My parents are wonderful, but there’s one key area where they let me down in my development.
They never fought.
I’m pretty sure this is not because they never disagreed, but rather due to some sort of “Not in front of the children mentality. I understand that motive; seeing parents argue or even fight (I’m talking words, not domestic violence) can be very stressful on young brains.
However, by not ever fighting in front of me, I also never got to see them resolve a fight. I never saw the dance of love and anger, where you grudgingly give in to the needs or wants of a partner. Or the kind where you suddenly realize you’re both on the same side. I never got to see one parent apologize for saying something in the heat of the moment. I never got to see forgiveness. I never got to see reconciliation.
That messed me up. Big time.
Learning to Fight
What that meant was that I internalized: people who are in good, long-lasting relationships don’t fight.
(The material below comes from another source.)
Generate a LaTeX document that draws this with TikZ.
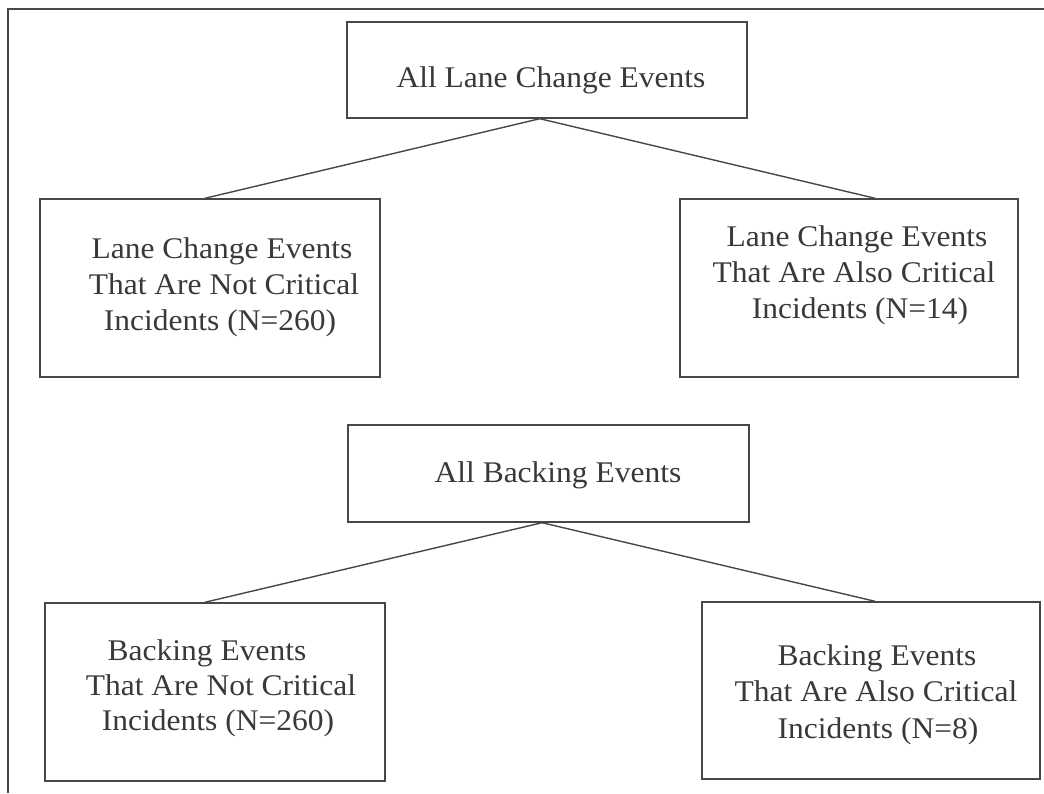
\documentclass[tikz,border=0pt]{standalone}
\usepackage{fontspec}
\setmainfont{Liberation Serif}[FakeStretch=1.05]
\usetikzlibrary{calc}
\definecolor{ink}{HTML}{3C3838}
\definecolor{edge}{HTML}{4A4646}
\begin{document}
\begin{tikzpicture}[x=1pt,y=-1pt,
  box/.style={draw=edge, line width=1.4pt, inner sep=0pt},
  lbl/.style={anchor=base, inner sep=0pt, text=ink, font=\fontsize{30}{36}\selectfont},
  link/.style={draw=edge, line width=1.4pt},
  frame/.style={draw=edge, line width=1.6pt}]
\useasboundingbox (0,0) rectangle (1044,793);
\fill[white] (0,0) rectangle (1044,793);
% frame
\coordinate (fr1) at (1044,9);
\coordinate (fr2) at (8,9);
\coordinate (fr3) at (8,793);
\draw[frame] (fr1) -- (fr2) -- (fr3);
% boxes
\node[box, minimum width=400pt, minimum height=96pt] (A) at (547,70) {};
\node[box, minimum width=340pt, minimum height=178pt] (B) at (210,288) {};
\node[box, minimum width=338pt, minimum height=178pt] (C) at (849,288) {};
\node[box, minimum width=401pt, minimum height=97pt] (D) at (548.5,473.5) {};
\node[box, minimum width=340pt, minimum height=178pt] (E) at (215,692) {};
\node[box, minimum width=338pt, minimum height=177pt] (F) at (871,690.5) {};
% texts
\node[lbl] (tA) at (551,87) {All Lane Change Events};
\node[lbl] (tB1) at (222,258) {Lane Change Events};
\node[lbl] (tB2) at (224,294) {That Are Not Critical};
\node[lbl] (tB3) at (220,330) {Incidents (N=260)};
\node[lbl] (tC1) at (857,246) {Lane Change Events};
\node[lbl] (tC2) at (854,282) {That Are Also Critical};
\node[lbl] (tC3) at (860,318) {Incidents (N=14)};
\node[lbl] (tD) at (558,482) {All Backing Events};
\node[lbl] (tE1) at (207,660) {Backing Events};
\node[lbl] (tE2) at (221,695) {That Are Not Critical};
\node[lbl] (tE3) at (218,730) {Incidents (N=260)};
\node[lbl] (tF1) at (877,665) {Backing Events};
\node[lbl] (tF2) at (876,701) {That Are Also Critical};
\node[lbl] (tF3) at (878,738) {Incidents (N=8)};
% connectors
\coordinate (Aout) at ($(A.south west)!0.482!(A.south east)$);
\coordinate (Bin) at ($(B.north west)!0.485!(B.north east)$);
\coordinate (Cin) at ($(C.north west)!0.577!(C.north east)$);
\coordinate (Dout) at ($(D.south west)!0.484!(D.south east)$);
\coordinate (Ein) at ($(E.north west)!0.47!(E.north east)$);
\coordinate (Fin) at ($(F.north west)!0.512!(F.north east)$);
\draw[link] (Aout) -- (Bin);
\draw[link] (Aout) -- (Cin);
\draw[link] (Dout) -- (Ein);
\draw[link] (Dout) -- (Fin);
\end{tikzpicture}
\end{document}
So what happened whenever my girlfriend and I had a fight?
We broke up.
I think we broke up (and got back together) over a hundred times just in the year and a half we dated in High School (my choir teacher, no joke, suggested my senior solo should be “50 Ways to Leave Your Lover” by Paul Simon). So naturally we got married right after high school, and separated and reunited probably a dozen or so times before finally calling it quits for real, two years and four kids later.
It took another decade for me to learn that real people in real love can have real arguments and it doesn’t mean the relationship is over. It was another decade or so before I began to learn how to have those conversations constructively.
That’s a long time, and a lot of heated voices, regretted words, and even tears and slammed doors on occasion. I’m still not perfect, by any means, but Natasha and I know now how to respect the feelings of anger without projecting them or internalizing them, how to talk about “contributions” rather than “blame”, and most of all, how to give each other (and sometimes even ourselves) space to cool down.
The Wisdom of A (Grown) Child
Like any adult with an awareness of his own screwed-uppedness, I was worried that I had passed this trait on to my children. But a conversation with my Eldest Daughter gave me hope. I was giving her a ride to work, and she mentioned that she hadn’t seen her boyfriend since the night before, when they fought.
“Yeah, it was just a misunderstanding,” she said. “The music was loud, and he couldn’t hear me explaining why we needed to leave, and so he was just upset.”
I began to offer the typical paternal advice (worse when the pater is a personal development blogger, lemme tellya) and she stopped me. “Nah, it’s cool, Dad,” she said.
“I talked with him this morning, and said ‘Hey, do you wanna fight? Or do you wanna take a break?’ He knows this is no big thing. So he said ‘Break,’ and I said ‘Cool’ and now I’m going to work. It’ll all be good by the time I get home.”
I was speechless. I don’t think she even realized how happy she made me. My daughter knows how to fight. Where I may have failed to teach her, I have succeeded as a cautionary tale.
If you don’t know how to have a constructive disagreement with your partner, it might be worth practicing (we’ll even give you a framework). In the meantime, though, just try to remember what it took me decades to learn: just because you’re arguing, doesn’t mean it’s over.